Outside Work

Saturday was a beautiful, busy day. The sky was a brilliant blue, the air was crisp, and the sun was warm and bright. The trees are showing their many hues with leaves falling gently, crunching under-foot. It was a magnificent fall day.

I managed to get the outside list complete. I separated and moved comfrey. Now it has a permanent bed along the northwestern edge of an existing 2025 sq. foot garden plot. The comfrey we have planted is the Bocking 14 so hopefully it won’t take over the plot. My experience with the Bocking 14 is that the plants grow huge but the root stay clumped thus reducing spread. However, anywhere there is even a tiny piece of root, expect a plant there in the spring.

Only three feet in from the comfrey is a brand new pole bean area. It’s an area large enough to produce enough beans for the entire county. It won’t be used for bean only, though. This area will also grow sugar snaps peas, radish, and onions in early spring; green beans and cucumber in the summer; and finally turnips and more radishes in the fall. I only hope that just three feet from the comfey is far enough. My idea was to have little-to-none space for weeds to grow into the path since this will be a path that gets no tilling due to the comfrey roots.

I turned the compost pile adding a little more nitrogen (green plant matter) as I went. Our compost piles stay very wet in fall and winter and have to be turned regularly. I continue to add waste to the pile throughout the winter at each turn because it seems to keep it a little drier. As soon as the weather warms in the spring, I stop adding stuff (news print, kitchen scraps, dried leaves, etc) and the pile cooks down in no time making fresh compost for the planting beds in the spring. During summer months, compost piles cook down very rapidly. No additional matter is added once the piles are built but water has to be monitored as our summers can be very dry.

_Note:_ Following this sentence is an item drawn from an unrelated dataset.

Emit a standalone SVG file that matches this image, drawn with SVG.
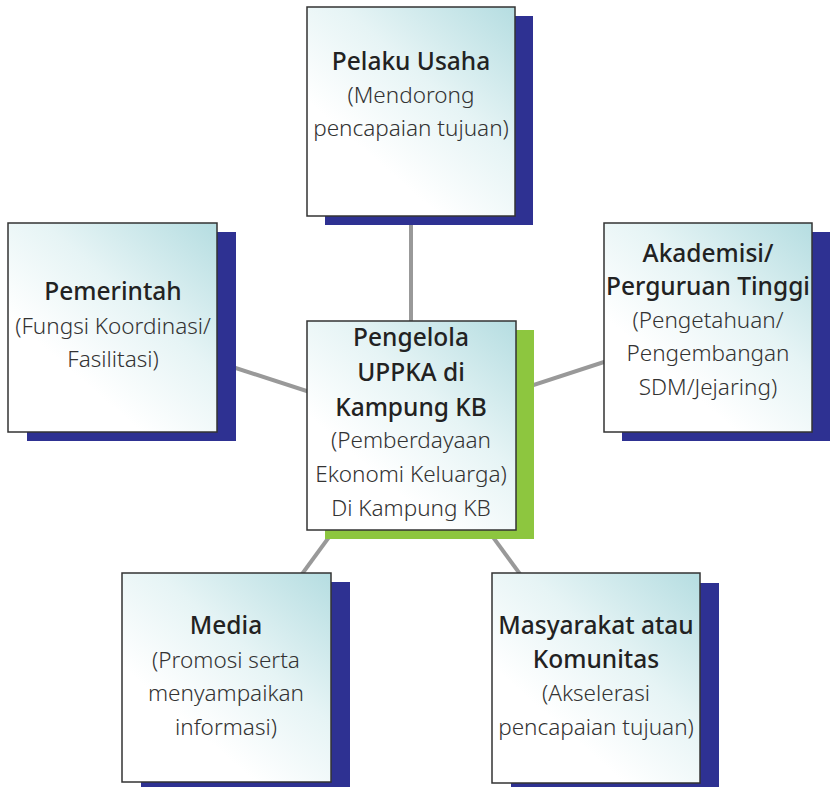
<svg xmlns="http://www.w3.org/2000/svg" width="830" height="787" viewBox="0 0 830 787">
<defs>
<linearGradient id="g" x1="1" y1="0" x2="0.35" y2="0.75">
<stop offset="0" stop-color="#b5dde1"/>
<stop offset="0.55" stop-color="#e6f4f5"/>
<stop offset="1" stop-color="#ffffff"/>
</linearGradient>
<style>
.box{fill:url(#g);stroke:#333;stroke-width:1.5}
.sh{fill:#2e3192}
.shg{fill:#8dc63f}
.conn line{stroke:#999;stroke-width:4}
.t{font-family:"Noto Sans","DejaVu Sans",sans-serif;font-size:24.5px;font-weight:500;fill:#222;text-anchor:middle}
.s{font-family:"Noto Sans","DejaVu Sans",sans-serif;font-size:22.5px;font-weight:300;fill:#333;text-anchor:middle}
</style>
</defs>
<rect width="830" height="787" fill="#fff"/>
<g id="connectors" class="conn">
<line x1="411" y1="112" x2="411" y2="425"/>
<line x1="113" y1="328" x2="411" y2="425"/>
<line x1="708" y1="328" x2="411" y2="425"/>
<line x1="226" y1="678" x2="411" y2="425"/>
<line x1="596" y1="678" x2="411" y2="425"/>
</g>
<g id="node-pelaku">
<rect class="sh" x="325" y="16" width="208" height="209"/>
<rect class="box" x="307" y="7" width="208" height="209"/>
<text class="t" x="411" y="70">Pelaku Usaha</text>
<text class="s" x="411" y="103">(Mendorong</text>
<text class="s" x="411" y="136">pencapaian tujuan)</text>
</g>
<g id="node-pemerintah">
<rect class="sh" x="27" y="232" width="209" height="209"/>
<rect class="box" x="8" y="223" width="209" height="209"/>
<text class="t" x="113" y="300">Pemerintah</text>
<text class="s" x="113" y="334">(Fungsi Koordinasi/</text>
<text class="s" x="113" y="367">Fasilitasi)</text>
</g>
<g id="node-akademisi">
<rect class="sh" x="622" y="232" width="208" height="209"/>
<rect class="box" x="604" y="223" width="208" height="209"/>
<text class="t" x="708" y="262">Akademisi/</text>
<text class="t" x="708" y="295">Perguruan Tinggi</text>
<text class="s" x="708" y="328">(Pengetahuan/</text>
<text class="s" x="708" y="361">Pengembangan</text>
<text class="s" x="708" y="395">SDM/Jejaring)</text>
</g>
<g id="node-pengelola">
<rect class="shg" x="325" y="330" width="209" height="209"/>
<rect class="box" x="307" y="321" width="209" height="209"/>
<text class="t" x="411" y="346">Pengelola</text>
<text class="t" x="411" y="381">UPPKA di</text>
<text class="t" x="411" y="416">Kampung KB</text>
<text class="s" x="411" y="448">(Pemberdayaan</text>
<text class="s" x="411" y="482">Ekonomi Keluarga)</text>
<text class="s" x="411" y="516">Di Kampung KB</text>
</g>
<g id="node-media">
<rect class="sh" x="141" y="582" width="209" height="209"/>
<rect class="box" x="122" y="573" width="209" height="209"/>
<text class="t" x="226" y="634">Media</text>
<text class="s" x="226" y="668">(Promosi serta</text>
<text class="s" x="226" y="701">menyampaikan</text>
<text class="s" x="226" y="735">informasi)</text>
</g>
<g id="node-masyarakat">
<rect class="sh" x="511" y="583" width="208" height="209"/>
<rect class="box" x="492" y="573" width="208" height="210"/>
<text class="t" x="596" y="634">Masyarakat atau</text>
<text class="t" x="596" y="668">Komunitas</text>
<text class="s" x="596" y="701">(Akselerasi</text>
<text class="s" x="596" y="735">pencapaian tujuan)</text>
</g>
</svg>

The strawberry bed was covered with a light layer of dried grass clippings. I’ve learned that strawberries are very resilient and actually do pretty good in our winter months. My first winter with strawberries I learned not to mulch too heavy because the thick mulch kept the ground very wet resulting in root rot. When I uncovered the plants the following February many of them had already perished. The ideal way to keep strawberries over winter for us would be to mulch the ground lightly with straw and then protect the plant with a row cover. I think they would do pretty good this way, but I haven’t had the time or money to try it yet.

I pulled grass from around the blueberry bushes and marked the area where 12 new bushes will go next February. We have two variety of rabbit-eyes blueberries planted ~ Tifblue and Climax. The Climax produces an abundance of small berries mid summer. The taste is okay but not my favorite. Climax is a great pollinator for other varieties. Tifblue produced large, sweet, juicy berries starting mid spring and lasting through mid summer. Tifblue is my favorite. We harvested blueberries for two months last summer. This year we’ll set out eight more Tifblues and four Climax. Rabbiteye blueberries love our naturally acidic soil making them incredibly easy to grow. Making sure the plants have adequate water early spring while they are setting their fruit is just about as much work that goes into them. An occasional pruning may be necessary, too.

We harvested a lot of turnips yesterday, they are so tender and sweet. Mmm. Today I’ll throw a few in a stew. I feel that a lot was accomplished and I’m satisfied.